Spending the year with new(ish) books by friends, locals, and other Canadian poets old and new. Follow along daily on Instagram.
We’re continuing this week re-reading some Canadian short-listed and award winning books of the past few years as a kind of minor rebuke of the Griffin Prize Trust folks and the complete lack of Canadian books on this year’s long and short lists.
The key to this book is to think of it as a kind of ekphrastic. Unlike traditional ekphrastics though, which describe a piece of art generally by starting wide and narrowing in, “An Oak Hunch” starts zoomed all the way in – disorientingly so. This book throws fractured details, images that don’t seem to make any logical sense on their own, at you incessantly. It is only after you have finished the entire book and started back again that patterns, narratives, start to emerge. I hesitate to go full impressionistic here but that is a useful lever with which to enter this book.
“An Oak Hunch” needs you to read it more than once before it starts to give up its juice. The effort though is worth the squeeze.
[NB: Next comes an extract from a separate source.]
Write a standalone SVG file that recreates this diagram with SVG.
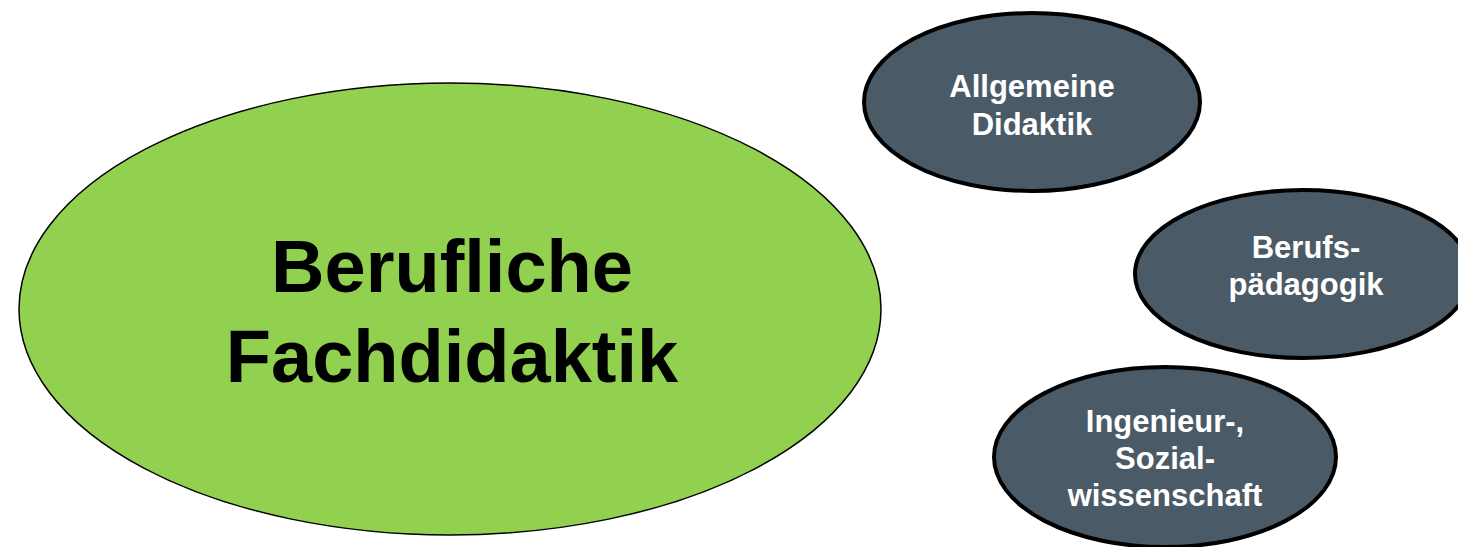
<svg xmlns="http://www.w3.org/2000/svg" width="1458" height="547" viewBox="0 0 1458 547">
<style>
.main{fill:#92D050;stroke:#000;stroke-width:1.5}
.sub{fill:#4A5A66;stroke:#000;stroke-width:4}
.t1{font-family:"Liberation Sans",Arial,sans-serif;font-weight:bold;font-size:74px;fill:#000;text-anchor:middle}
.t2{font-family:"Liberation Sans",Arial,sans-serif;font-weight:bold;font-size:31px;fill:#fff;text-anchor:middle}
</style>
<rect width="1458" height="547" fill="#fff"/>
<g id="connectors"></g>
<g id="node-berufliche-fachdidaktik">
<ellipse class="main" cx="450" cy="309" rx="431" ry="226"/>
<text class="t1" x="452" y="292">Berufliche</text>
<text class="t1" x="452" y="382">Fachdidaktik</text>
</g>
<g id="node-allgemeine-didaktik">
<ellipse class="sub" cx="1032" cy="102" rx="168" ry="89"/>
<text class="t2" x="1032" y="97">Allgemeine</text>
<text class="t2" x="1032" y="135">Didaktik</text>
</g>
<g id="node-berufspaedagogik">
<ellipse class="sub" cx="1303" cy="274" rx="168" ry="84"/>
<text class="t2" x="1306" y="258">Berufs-</text>
<text class="t2" x="1306" y="295">pädagogik</text>
</g>
<g id="node-ingenieur-sozialwissenschaft">
<ellipse class="sub" cx="1165" cy="457" rx="171" ry="90"/>
<text class="t2" x="1165" y="432">Ingenieur-,</text>
<text class="t2" x="1165" y="469">Sozial-</text>
<text class="t2" x="1165" y="506">wissenschaft</text>
</g>
</svg>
The photos from my week of slow reading are below. I’ll let you discover the rest of the poems on your own. I will draw your attention though to one more aspect of this book that I find interesting. Note how most of the poem’s titles serve as their first lines. Or is it the other way around? Sometimes this has the effect of making the text read more like narrative than poetry. At other times this looks like the poetic approach we’ve seen many times before. Together though, these two different ways of jamming title and text together are another tool to destabilize the reader. To jar you out of your usual reading habits and look for different patterns. I found myself paying particular attention to this as I read and marvelled at Phil’s technical skill. This is a man who knows what he is doing.
This is what has been driving my creativity this week: saving books by reading, saving words with eyes which are as weak as any.